Das wieder aufgelegte Thema Ballistische Flugkörper zeugt von der unheimlichen Kontinuität des Washingtoner Machtapparats. Dabei muss man sich vor Augen halten, dass die Zielrichtung der Diskussion innerhalb des Machtapparats und der Medienkampagnen identisch sind aber die Begründungen doch erheblich differieren.
Während wir normale Bürger mit Argumenten wie der irrationalen iranischen Regierung, die Gefahr für Israel, oder ein Expansionsbestreben der Mullahs voll getextet werden, wird innerhalb des Machtapparat das Thema auf einer geopolitischen Ebene behandelt. Nur selten wird dem normalen Mediennutzer die Gedankenwelt des Machtapparats vermittelt. Wie z.B. geschehen in einem Interview mit Noam Chomsky in einer Sternstunde-Sendung.

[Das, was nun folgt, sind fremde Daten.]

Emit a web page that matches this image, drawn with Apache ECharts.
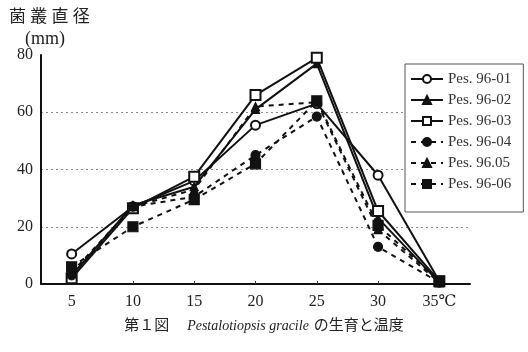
<!DOCTYPE html>
<html><head><meta charset="utf-8">
<script src="https://cdn.jsdelivr.net/npm/echarts@6/dist/echarts.min.js"></script>
<style>html,body{margin:0;padding:0;background:#fff}#c{width:528px;height:352px}</style>
</head><body><div id="c"></div>
<script>
const temps = [5, 10, 15, 20, 25, 30, 35];
const xTicks = [5, 10, 15, 20, 25, 30, 35];
const yTicks = [0, 20, 40, 60, 80];
const names = ['Pes. 96-01', 'Pes. 96-02', 'Pes. 96-03', 'Pes. 96-04', 'Pes. 96.05', 'Pes. 96-06'];
const s01 = [10.5, 27, 36, 55.5, 63, 38, 1];
const s02 = [3, 27.5, 34, 61, 77, 23, 0.5];
const s03 = [2, 26.5, 37.5, 66, 79, 25.5, 1];
const s04 = [3, 27, 30.5, 45, 58.5, 13, 0.5];
const s05 = [4, 27, 33, 62, 63.5, 19, 0.5];
const s06 = [6, 20, 29.5, 42, 64, 20.5, 1];
const seriesData = [s01, s02, s03, s04, s05, s06];
const symbols = ['emptyCircle', 'triangle', 'emptyRect', 'circle', 'triangle', 'rect'];
const sizes = [9, 8, 10, 9, 8, 10];
const dashed = [false, false, false, true, true, true];

const serif = '"Liberation Serif","DejaVu Serif","Noto Sans CJK JP",serif';
const chart = echarts.init(document.getElementById('c'));
chart.setOption({
  backgroundColor: '#fff',
  animation: false,
  grid: { left: 41, right: 58, top: 55, bottom: 68 },
  xAxis: {
    type: 'value', min: 2.5, max: 37.5,
    axisLine: { lineStyle: { color: '#111', width: 2 } },
    axisTick: { show: true, customValues: xTicks, inside: true, length: 3, lineStyle: { color: '#333' } },
    axisLabel: { customValues: xTicks, color: '#222', fontSize: 16, fontFamily: serif, margin: 10,
      formatter: v => v === 35 ? '35℃' : String(v) },
    splitLine: { show: false }
  },
  yAxis: {
    type: 'value', min: 0, max: 80, interval: 20,
    axisLine: { show: true, lineStyle: { color: '#111', width: 2 } },
    axisTick: { show: false },
    axisLabel: { color: '#222', fontSize: 16, fontFamily: serif, margin: 8 },
    splitLine: { show: true, lineStyle: { type: [2, 3], width: 1, color: ['transparent', '#888', '#888', '#888', 'transparent'] } }
  },
  legend: {
    orient: 'vertical', left: 405, top: 64,
    width: 118,
    padding: [7, 6, 20, 5],
    itemGap: 5, itemWidth: 32, itemHeight: 10,
    borderColor: '#555', borderWidth: 1, backgroundColor: '#fff',
    textStyle: { fontFamily: serif, fontSize: 15, color: '#333', lineHeight: 16, padding: [0, 6, 0, 0] },
    data: names
  },
  title: [
    { text: '菌 叢 直 径', left: 4, top: 4, textStyle: { fontFamily: serif, fontSize: 17, fontWeight: 'normal', color: '#222' } },
    { text: '(mm)', left: 20, top: 25, textStyle: { fontFamily: serif, fontSize: 18, fontWeight: 'normal', color: '#222' } },
    { text: '{b|第１図}　{i|Pestalotiopsis gracile} {b|の生育と温度}', left: 'center', top: 312,
      textStyle: { fontWeight: 'normal', rich: {
        b: { fontFamily: serif, fontSize: 15, color: '#222', fontWeight: 'normal' },
        i: { fontFamily: serif, fontSize: 14, color: '#222', fontStyle: 'italic', fontWeight: 'normal' }
      } } }
  ],
  series: names.map((n, i) => ({
    name: n, type: 'line',
    data: temps.map((t, j) => [t, seriesData[i][j]]),
    symbol: symbols[i], symbolSize: sizes[i],
    itemStyle: { color: '#111', borderColor: '#111', borderWidth: 1.2 },
    lineStyle: { color: '#111', width: 2, type: dashed[i] ? [5, 5] : 'solid' },
    z: 3 + i
  }))
});
</script></body></html>
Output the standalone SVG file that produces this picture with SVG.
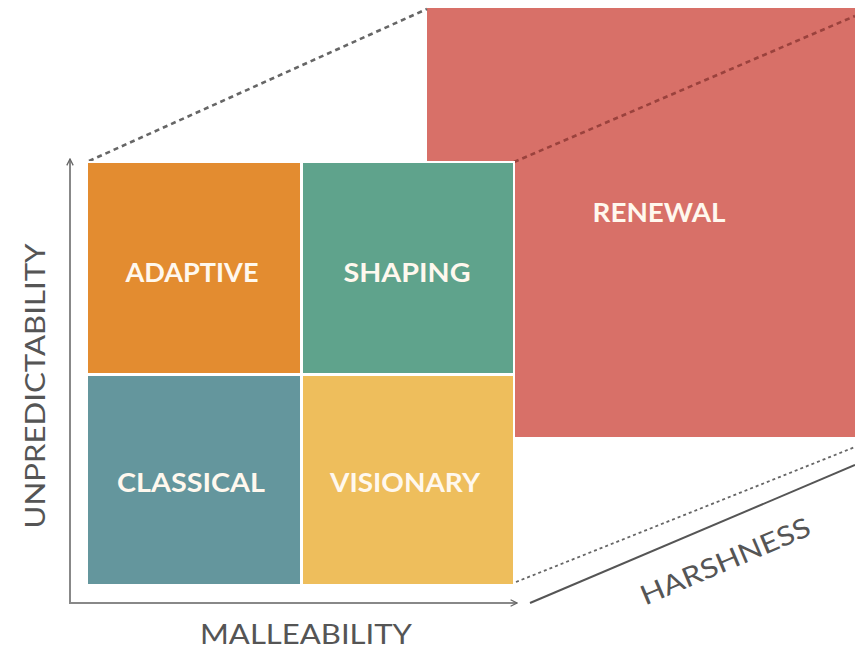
<svg xmlns="http://www.w3.org/2000/svg" width="855" height="649" viewBox="0 0 855 649">
<defs>
<marker id="arr" viewBox="0 0 10 10" refX="9" refY="5" markerWidth="8" markerHeight="8" markerUnits="userSpaceOnUse" orient="auto">
<path d="M1,1 L9,5 L1,9" fill="none" stroke="#666" stroke-width="1.6"/>
</marker>
<style>
.cell{stroke:none}
.lbl{font-family:Lato,"Liberation Sans",sans-serif;font-weight:bold;font-size:26px;fill:#FFF8EE;text-anchor:middle}
.ax{font-family:Lato,"Liberation Sans",sans-serif;font-size:27px;fill:#555;text-anchor:middle}
.axis{stroke:#888;stroke-width:2;fill:none}
</style>
</defs>
<rect width="855" height="649" fill="#fff"/>
<g id="renewal">
<rect class="cell" x="427" y="8" width="428" height="429" fill="#D87068"/>
<text class="lbl" x="659" y="222" textLength="133" lengthAdjust="spacingAndGlyphs">RENEWAL</text>
</g>
<g id="connectors">
<line x1="89" y1="161" x2="427" y2="9" stroke="#666" stroke-width="2.6" stroke-dasharray="5 4"/>
<line x1="514" y1="162" x2="855" y2="16" stroke="#9A423D" stroke-width="2.6" stroke-dasharray="5 4"/>
<line x1="516" y1="582" x2="855" y2="447" stroke="#666" stroke-width="1.8" stroke-dasharray="3 3"/>
<line x1="530" y1="603" x2="855" y2="465" stroke="#555" stroke-width="2"/>
<polyline class="axis" points="70,159 70,603 517,603" marker-end="url(#arr)"/>
<line class="axis" x1="70" y1="200" x2="70" y2="159" marker-end="url(#arr)"/>
</g>
<rect x="86" y="161" width="429" height="425" fill="#fff"/>
<g id="adaptive">
<rect class="cell" x="88" y="163" width="212" height="210" fill="#E38C30"/>
<text class="lbl" x="192" y="282" textLength="133" lengthAdjust="spacingAndGlyphs">ADAPTIVE</text>
</g>
<g id="shaping">
<rect class="cell" x="303" y="163" width="210" height="210" fill="#5FA38C"/>
<text class="lbl" x="407" y="282" textLength="127" lengthAdjust="spacingAndGlyphs">SHAPING</text>
</g>
<g id="classical">
<rect class="cell" x="88" y="376" width="212" height="208" fill="#64969D"/>
<text class="lbl" x="191" y="492" textLength="148" lengthAdjust="spacingAndGlyphs">CLASSICAL</text>
</g>
<g id="visionary">
<rect class="cell" x="303" y="376" width="210" height="208" fill="#EEBE5C"/>
<text class="lbl" x="405" y="492" textLength="150" lengthAdjust="spacingAndGlyphs">VISIONARY</text>
</g>
<g id="labels">
<text class="ax" x="306" y="644" textLength="212" lengthAdjust="spacingAndGlyphs">MALLEABILITY</text>
<text class="ax" transform="translate(45,386) rotate(-90)" textLength="285" lengthAdjust="spacingAndGlyphs">UNPREDICTABILITY</text>
<text class="ax" transform="translate(729,570) rotate(-23)" textLength="182" lengthAdjust="spacingAndGlyphs">HARSHNESS</text>
</g>
</svg>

Wo er anmerkte, dass die, eigentlich öffentlich zugänglichen, Berichte der US-Geheimdienste und des Pentagons zur globalen Sicherheitssituation das iranische Atomprogramm nur als funktionierendes Abschreckungspotential gegenüber den USA und als Eingrenzung ihres Handlungsspielraum reklamiert wird. Zudem wird darin auch erwähnt, dass der Iran hauptsächlich sein Defensivpotential ausbaut und kaum über ein Offensivpotential verfügt.
Es ist schon der reine Wahnsinn, wie die Medien das Bild eines aggressiven Iran zeichnen und es mit zitternden Nachbarn schmücken wogegen die Experten von einem zitternden Iran sprechen der alles unternimmt um sich vor möglichen Angriffen zu schützen.
Man muss sich klarmachen, dass brutale Regierungen wie die von B. al-Assad in dieser Region absolut genau gleich sind. Das gilt für den Iran, das gilt für KSA, die Emirate, und das gilt für Ägypten und inzwischen auch für die Türkei. Alle Versuche solche Regierungen zu stürzen müssen zu Bürgerkriegen führen, weil diese sich natürlich nicht friedlich beseitigen lassen. Die westlichen Länder haben insofern versagt, als sie Leute unterstützt haben, die keinen Deut besser waren als B. al-Assad. Denn alle Oppositionellen sind heute praktisch von Terroristen durchsetzt oder sind selbst Touristengruppen.
Es gibt in diesen Regionen keine echte demokratische Opposition.Und es gibt schon gar keine, die das Potenzial hat, eine Regierung zu übernehmen.